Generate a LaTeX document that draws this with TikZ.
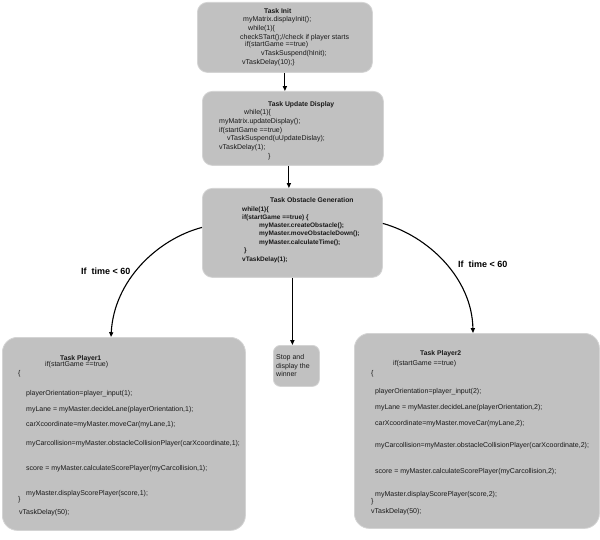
\documentclass[tikz,border=0pt]{standalone}
\usepackage{fontspec}
\setmainfont{Liberation Sans}
\usetikzlibrary{arrows.meta}
\definecolor{boxgray}{RGB}{193,193,193}
\definecolor{boxedge}{RGB}{212,212,212}
\definecolor{txtcol}{RGB}{25,25,25}
\newcommand\codeln[5][codetxt]{\node[#1] (#2) at (#3,#4+2.5) {#5};}
\tikzset{
  box/.style={fill=boxgray, draw=boxedge, line width=0.8pt, rounded corners=10pt, inner sep=0pt, anchor=north west},
  codetxt/.style={anchor=base west, inner sep=0pt, text=txtcol, font=\fontsize{7}{8}\selectfont},
  codebold/.style={codetxt, font=\fontsize{6.5}{8}\selectfont\bfseries},
  titletxt/.style={codetxt, font=\fontsize{6.8}{8}\selectfont\bfseries},
  condtxt/.style={anchor=west, inner sep=0pt, font=\fontsize{9}{10}\selectfont\bfseries},
  arr/.style={-{Triangle[length=4.8pt,width=4pt]}, line width=1.1pt},
}
\begin{document}
\begin{tikzpicture}[x=1pt,y=-1pt]
\useasboundingbox (0,0) rectangle (600,540);
% boxes
\node[box, minimum width=175pt, minimum height=70pt] (b1) at (197,2) {};
\node[box, minimum width=181pt, minimum height=74pt] (b2) at (202,91) {};
\node[box, minimum width=180pt, minimum height=89pt] (b3) at (202,188) {};
\node[box, minimum width=243pt, minimum height=193pt, rounded corners=15pt] (p1) at (2,337) {};
\node[box, minimum width=245pt, minimum height=195pt, rounded corners=15pt] (p2) at (354,333) {};
\node[box, minimum width=46pt, minimum height=41pt, rounded corners=7pt] (stop) at (273,345) {};
% Task Init
\codeln[titletxt]{a0}{264}{10.7}{Task Init}
\codeln{a1}{243}{19}{myMatrix.displayInit();}
\codeln{a2}{248}{27.7}{while(1)\{}
\codeln{a3}{240}{36.7}{checkSTart();//check if player starts}
\codeln{a4}{245}{44.3}{if(startGame ==true)}
\codeln{a5}{261}{53.3}{vTaskSuspend(hInit);}
\codeln{a6}{242}{62.3}{vTaskDelay(10);\}}
% Task Update Display
\codeln[titletxt]{c0}{268}{103.7}{Task Update Display}
\codeln{c1}{244}{112}{while(1)\{}
\codeln{c2}{219}{120.7}{myMatrix.updateDisplay();}
\codeln{c3}{219}{129.7}{if(startGame ==true)}
\codeln{c4}{227}{138}{vTaskSuspend(uUpdateDislay);}
\codeln{c5}{219}{147}{vTaskDelay(1);}
\codeln{c6}{268}{155.7}{\}}
% Task Obstacle Generation
\codeln[titletxt]{d0}{270}{200}{Task Obstacle Generation}
\codeln[codebold]{d1}{242}{209.3}{while(1)\{}
\codeln[codebold]{d2}{242}{216.7}{if(startGame ==true) \{}
\codeln[codebold]{d3}{259}{225}{myMaster.createObstacle();}
\codeln[codebold]{d4}{259}{233.3}{myMaster.moveObstacleDown();}
\codeln[codebold]{d5}{259}{241.7}{myMaster.calculateTime();}
\codeln[codebold]{d6}{244}{250}{\}}
\codeln[codebold]{d7}{242}{259}{vTaskDelay(1);}
% Player 1
\codeln[titletxt]{e0}{60}{358.3}{Task Player1}
\codeln{e1}{45}{364}{if(startGame ==true)}
\codeln{e2}{18}{373}{\{}
\codeln{e3}{26}{393.3}{playerOrientation=player\_input(1);}
\codeln{e4}{26}{409.3}{myLane = myMaster.decideLane(playerOrientation,1);}
\codeln{e5}{26}{424.3}{carXcoordinate=myMaster.moveCar(myLane,1);}
\codeln{e6}{26}{443.3}{myCarcollision=myMaster.obstacleCollisionPlayer(carXcoordinate,1);}
\codeln{e7}{26}{467.7}{score = myMaster.calculateScorePlayer(myCarcollision,1);}
\codeln{e8}{26}{493.3}{myMaster.displayScorePlayer(score,1);}
\codeln{e9}{18}{499.3}{\}}
\codeln{e10}{19}{511.7}{vTaskDelay(50);}
% Player 2
\codeln[titletxt]{f0}{420}{353.3}{Task Player2}
\codeln{f1}{393}{362.7}{if(startGame ==true)}
\codeln{f2}{371}{372.7}{\{}
\codeln{f3}{375}{391}{playerOrientation=player\_input(2);}
\codeln{f4}{375}{406.7}{myLane = myMaster.decideLane(playerOrientation,2);}
\codeln{f5}{375}{422.7}{carXcoordinate=myMaster.moveCar(myLane,2);}
\codeln{f6}{375}{445}{myCarcollision=myMaster.obstacleCollisionPlayer(carXcoordinate,2);}
\codeln{f7}{375}{470.7}{score = myMaster.calculateScorePlayer(myCarcollision,2);}
\codeln{f8}{375}{494}{myMaster.displayScorePlayer(score,2);}
\codeln{f9}{371}{500.7}{\}}
\codeln{f10}{371}{511}{vTaskDelay(50);}
% Stop box
\codeln{g1}{276}{357}{Stop and}
\codeln{g2}{276}{366}{display the}
\codeln{g3}{276}{374.3}{winner}
% conditions
\node[condtxt] (lc) at (81,271) {If~~time < 60};
\node[condtxt] (rc) at (458,264) {If~~time < 60};
% connectors
\draw[arr] (b1.south) -- (b1.south |- b2.north);
\draw[arr] ([xshift=-4pt]b2.south) -- ([xshift=-4pt]b2.south |- b3.north);
\draw[arr] (b3.south) -- (b3.south |- stop.north);
\draw[arr] ([yshift=5.5pt]b3.west) .. controls (158,239) and (114,280) .. (p1.north -| 111,0);
\draw[arr] ([yshift=9.5pt]b3.east) .. controls (428,236) and (472,278) .. (p2.north -| 473,0);
\end{tikzpicture}
\end{document}
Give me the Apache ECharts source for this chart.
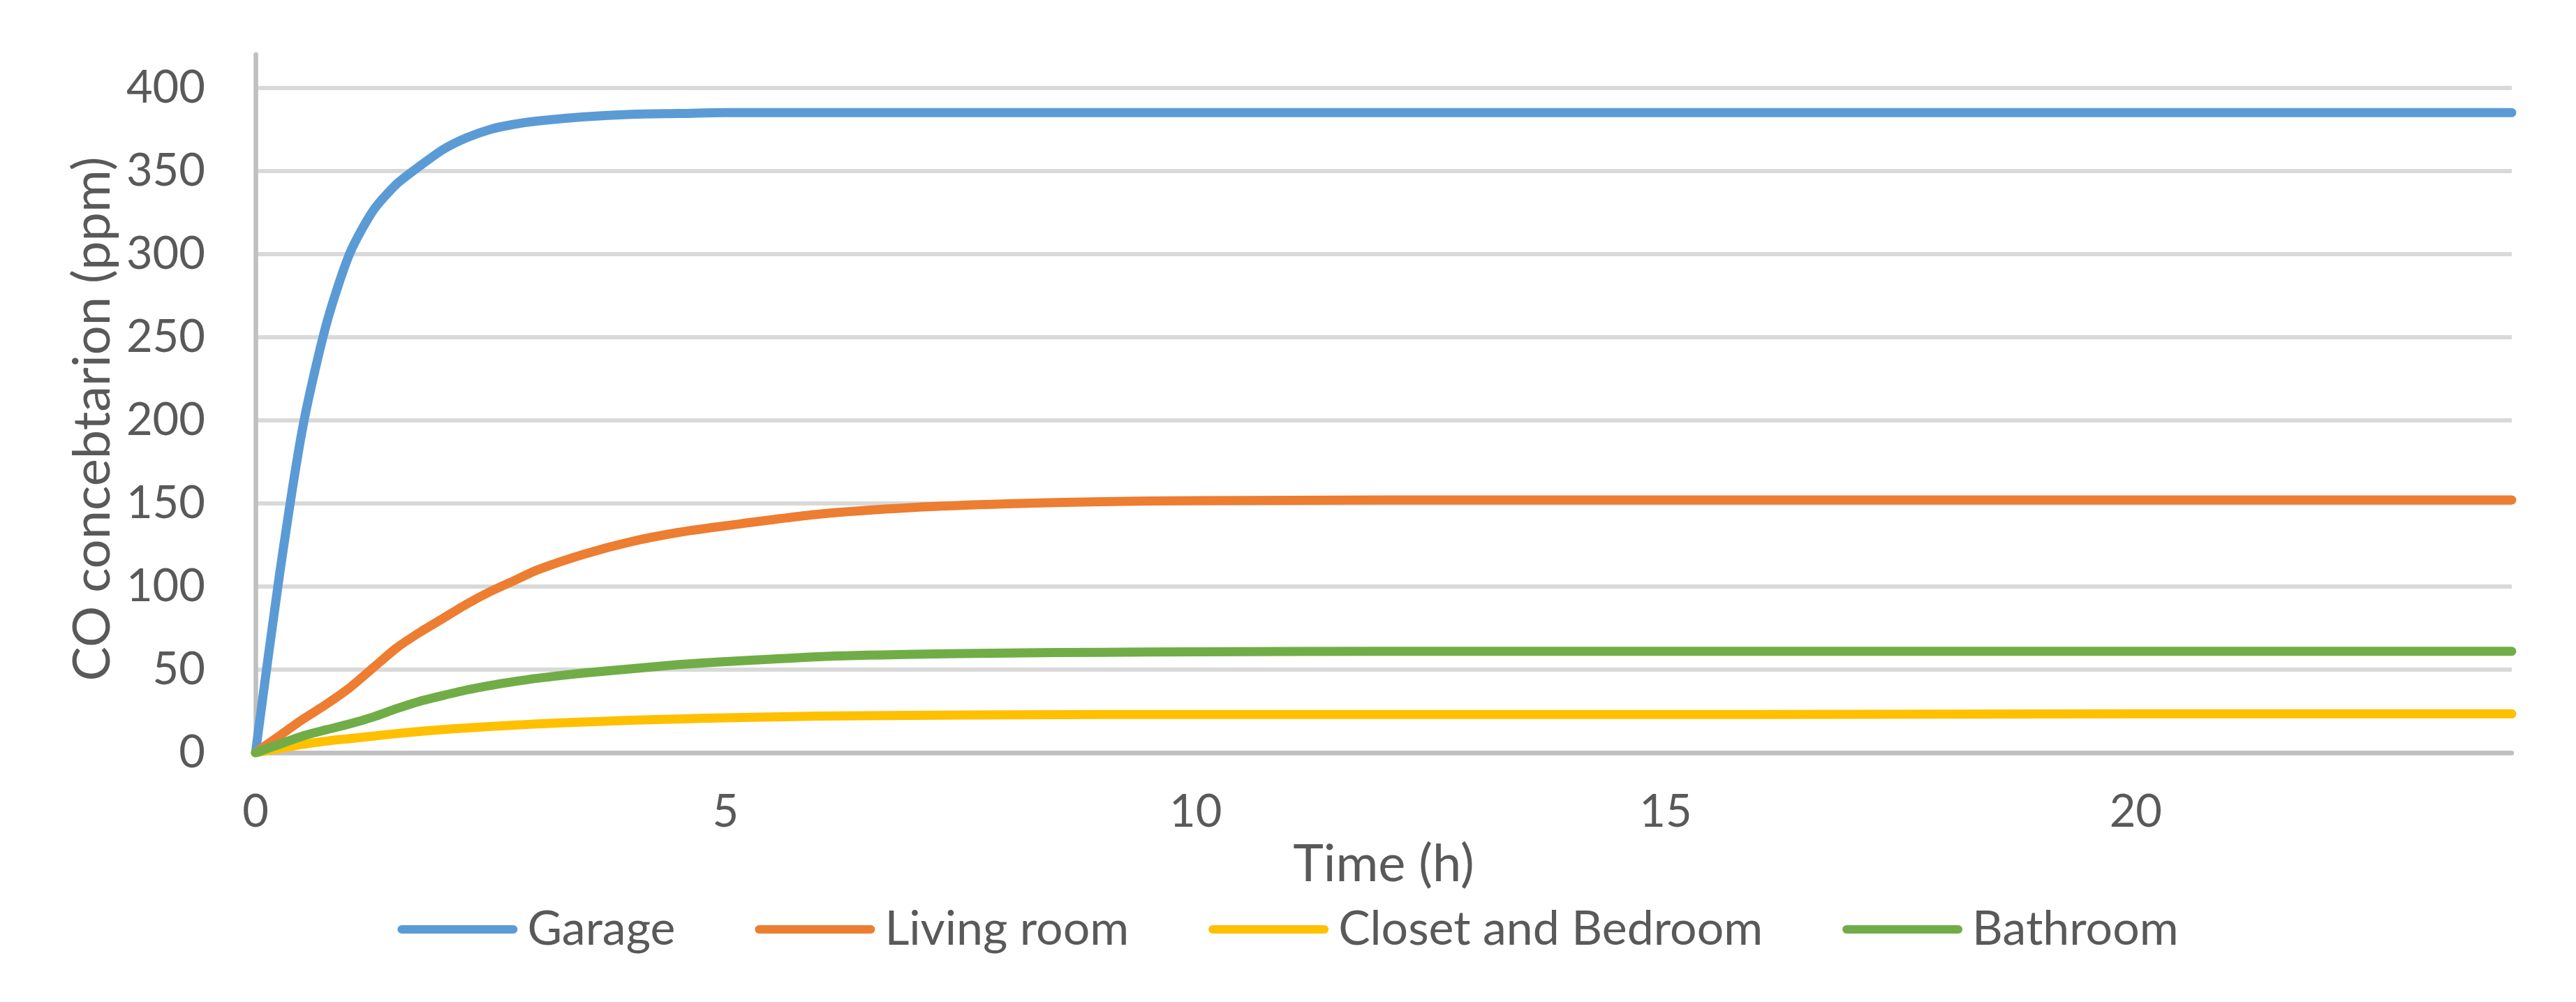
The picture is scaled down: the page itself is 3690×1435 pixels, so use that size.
<!DOCTYPE html>
<html>
<head>
<meta charset="utf-8">
<title>CO concentration</title>
<script src="https://cdn.jsdelivr.net/npm/echarts@6/dist/echarts.min.js"></script>
<style>
    html, body { margin: 0; padding: 0; background: #fff; }
    #main { width: 3690px; height: 1435px; }
</style>
</head>
<body>
<div id="main"></div>
<script>
    // 时间 (h)
    var times = [0, 0.25, 0.5, 0.75, 1, 1.25, 1.5, 1.75, 2, 2.25, 2.5, 2.75, 3, 3.5, 4, 4.5, 5, 6, 7, 8, 9, 10, 12, 14, 16, 18, 20, 22, 24];

    // CO 浓度 (ppm)
    var garage = [0, 105, 195, 257, 300, 326, 342, 353, 363, 370, 375, 378, 380, 382.5, 384, 384.5, 385, 385, 385, 385, 385, 385, 385, 385, 385, 385, 385, 385, 385];
    var livingRoom = [0, 10, 20, 29, 39, 51, 63, 72.5, 81, 89.5, 97, 103.5, 110, 119.5, 127, 132.5, 136.5, 143.5, 147.5, 149.7, 151, 151.6, 152, 152, 152, 152, 152, 152, 152];
    var closetBedroom = [0, 2.5, 5, 7, 8.5, 10, 11.5, 12.8, 14, 14.9, 15.8, 16.6, 17.3, 18.5, 19.5, 20.3, 21, 22, 22.5, 22.8, 23, 23, 23, 23, 23, 23.2, 23.4, 23.4, 23.4];
    var bathroom = [0, 5, 10, 13.8, 17.3, 21.5, 26.5, 31, 34.5, 37.8, 40.5, 42.8, 44.8, 48, 50.5, 53, 54.8, 57.8, 59.2, 60, 60.4, 60.7, 61, 61, 61, 61, 61, 61, 61];

    var seriesNames = ['Garage', 'Living room', 'Closet and Bedroom', 'Bathroom'];
    var seriesColors = ['#5B9BD5', '#ED7D31', '#FFC000', '#70AD47'];
    var seriesValues = [garage, livingRoom, closetBedroom, bathroom];

    var font = 'Lato, "Open Sans", sans-serif';
    var textColor = '#595959';

    function toPairs(values) {
        var arr = [];
        for (var i = 0; i < times.length; i++) {
            arr.push([times[i], values[i]]);
        }
        return arr;
    }

    var series = [];
    for (var i = 0; i < seriesNames.length; i++) {
        series.push({
            name: seriesNames[i],
            type: 'line',
            data: toPairs(seriesValues[i]),
            symbol: 'none',
            showSymbol: false,
            smooth: 0.25,
            color: seriesColors[i],
            itemStyle: { color: seriesColors[i] },
            lineStyle: { width: 13, color: seriesColors[i], cap: 'round', join: 'round' }
        });
    }

    var myChart = echarts.init(document.getElementById('main'));
    var option = {
        animation: false,
        backgroundColor: '#fff',
        textStyle: { fontFamily: font, color: textColor },
        grid: {
            left: 366,
            right: 92,
            top: 78,
            bottom: 357,
            containLabel: false,
            outerBoundsMode: 'none'
        },
        legend: {
            data: seriesNames,
            left: 'center',
            top: 1292,
            // 圆头粗线图例
            icon: 'path://M6,0 L166,0 A6,6 0 0 1 166,12 L6,12 A6,6 0 0 1 6,0 Z',
            itemWidth: 172,
            itemHeight: 13,
            itemGap: 114,
            textStyle: { fontFamily: font, fontSize: 68, color: textColor, padding: [0, 0, 0, 9] }
        },
        xAxis: {
            type: 'value',
            min: 0,
            max: 24,
            interval: 5,
            name: 'Time (h)',
            nameLocation: 'middle',
            nameGap: 95,
            nameTextStyle: { fontFamily: font, fontSize: 74, color: textColor },
            axisLine: { show: true, onZero: false, lineStyle: { color: '#BFBFBF', width: 6.5 } },
            axisTick: { show: false },
            splitLine: { show: false },
            axisLabel: { fontFamily: font, fontSize: 65, color: textColor, margin: 53, showMaxLabel: false }
        },
        yAxis: {
            type: 'value',
            min: 0,
            max: 420,
            interval: 50,
            name: 'CO concebtarion (ppm)',
            nameLocation: 'middle',
            nameGap: 177,
            nameTextStyle: { fontFamily: font, fontSize: 74, color: textColor, padding: [0, 44, 0, 0] },
            axisLine: { show: true, lineStyle: { color: '#BFBFBF', width: 6.5 } },
            axisTick: { show: false },
            splitLine: { show: true, showMaxLine: false, lineStyle: { color: '#D9D9D9', width: 6 } },
            axisLabel: { fontFamily: font, fontSize: 65, color: textColor, margin: 72, showMaxLabel: false }
        },
        series: series
    };
    myChart.setOption(option);
</script>
</body>
</html>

What you are asked to do: Repeat, word for word, only the lines from the line holding "The picture is" through the line holding "var textColor = '#595959';", with both of those lines included.

Result of the task:
The picture is scaled down: the page itself is 3690×1435 pixels, so use that size.
<!DOCTYPE html>
<html>
<head>
<meta charset="utf-8">
<title>CO concentration</title>
<script src="https://cdn.jsdelivr.net/npm/echarts@6/dist/echarts.min.js"></script>
<style>
    html, body { margin: 0; padding: 0; background: #fff; }
    #main { width: 3690px; height: 1435px; }
</style>
</head>
<body>
<div id="main"></div>
<script>
    // 时间 (h)
    var times = [0, 0.25, 0.5, 0.75, 1, 1.25, 1.5, 1.75, 2, 2.25, 2.5, 2.75, 3, 3.5, 4, 4.5, 5, 6, 7, 8, 9, 10, 12, 14, 16, 18, 20, 22, 24];

    // CO 浓度 (ppm)
    var garage = [0, 105, 195, 257, 300, 326, 342, 353, 363, 370, 375, 378, 380, 382.5, 384, 384.5, 385, 385, 385, 385, 385, 385, 385, 385, 385, 385, 385, 385, 385];
    var livingRoom = [0, 10, 20, 29, 39, 51, 63, 72.5, 81, 89.5, 97, 103.5, 110, 119.5, 127, 132.5, 136.5, 143.5, 147.5, 149.7, 151, 151.6, 152, 152, 152, 152, 152, 152, 152];
    var closetBedroom = [0, 2.5, 5, 7, 8.5, 10, 11.5, 12.8, 14, 14.9, 15.8, 16.6, 17.3, 18.5, 19.5, 20.3, 21, 22, 22.5, 22.8, 23, 23, 23, 23, 23, 23.2, 23.4, 23.4, 23.4];
    var bathroom = [0, 5, 10, 13.8, 17.3, 21.5, 26.5, 31, 34.5, 37.8, 40.5, 42.8, 44.8, 48, 50.5, 53, 54.8, 57.8, 59.2, 60, 60.4, 60.7, 61, 61, 61, 61, 61, 61, 61];

    var seriesNames = ['Garage', 'Living room', 'Closet and Bedroom', 'Bathroom'];
    var seriesColors = ['#5B9BD5', '#ED7D31', '#FFC000', '#70AD47'];
    var seriesValues = [garage, livingRoom, closetBedroom, bathroom];

    var font = 'Lato, "Open Sans", sans-serif';
    var textColor = '#595959';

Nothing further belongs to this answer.